All the player's selected characters must survive in order to earn all three stars available for the Stage, which will enable Auto-Win for that Stage, which allows the player to earn resources for that Stage without going through a full battle. Enemy squad members generally have glowing red eyes, indicating their control by Ultimus.

- Arena pits player-created squads against other player-created squads in 5-on-5 battles while competing for daily prizes based on ranking at the end of the daily reset time.
- Blitz works the same way as the Arena but the opposing squads are generally of lower levels, giving a higher handicap advantage to the player. Unlike the Arena, which sets a time gap before another match can take place, Blitz allows immediate subsequent matches. If the same characters are used, Blitz energy units are consumed, five per character.
- Raids are a series of maps that a player-ran alliance of up to 24 people must work together to defeat all of the nodes.
- Challenges are completed once a day to allow players to accumulate various resources. Each challenge occurs three days per week and can be completed three times per day. Challenge requires specific character traits to be used to complete each tier of the challenge.
- Alliance War is working together within a player's alliance to defeat an opponent's helicarrier with 12 rooms each with two sets of 10 defense teams while defending with the player's own helicarrier.
- Real Time Arena is a one versus one battle between two players played in real-time.
- Scourges are the way to unlock legendary characters, and happen regularly on a rotation basis.
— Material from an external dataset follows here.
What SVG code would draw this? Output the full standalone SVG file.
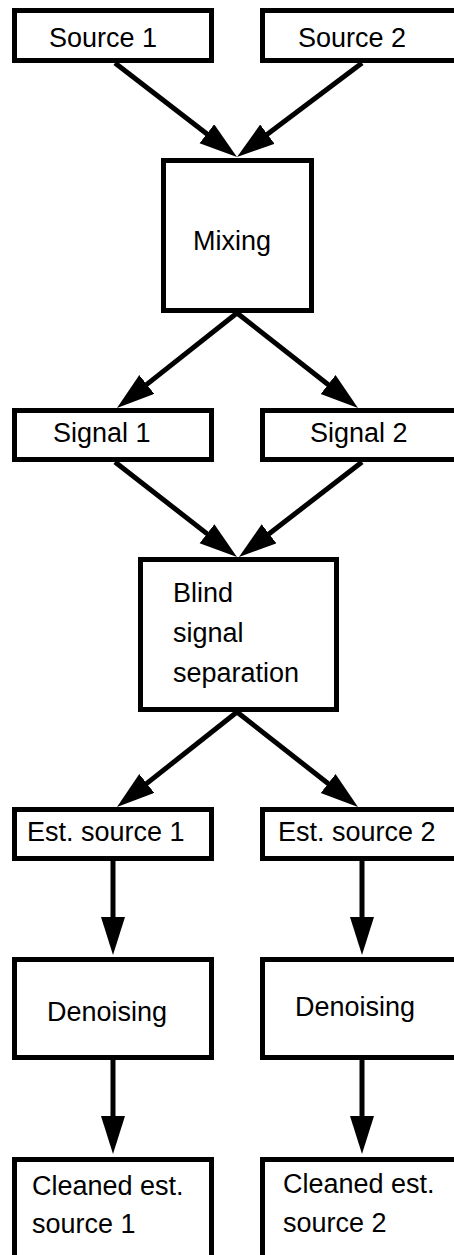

The player can add modifiers to the nodes to change the gameplay for extra milestone points.
- S.W.O.R.D. satellite is a tower mode where players climb to unlock greater rewards.

==Reception==
===Critical===
Game Informer criticised the expensive content and numerous bugs, concluding that it "feels designed to frustrate players until they finally cave and spend."

===Revenue===
Marvel Strike Force generated $150 million in sales during its first year of operation (2018) on the iOS and Android platforms. Growth continued modestly to $180+ million in sales in 2019, in 2020 with approximately $300 million in revenue.

===Awards===
The game was nominated for "Mobile Game of the Year" at the SXSW Gaming Awards, and won the People's Voice Award for "Games" in the "Video" category of the 2019 Webby Awards, whereas its other nomination was for "Strategy/Simulation Game" under the "Games" category. Google Play awarded it as the best breakthrough game of 2019, which is for overall design, user experience, engagement and retention, and strong growth. The game was also nominated for "Best Live Ops" at the Pocket Gamer Mobile Games Awards, and for "Strategy/Simulation" at the 2020 Webby Awards.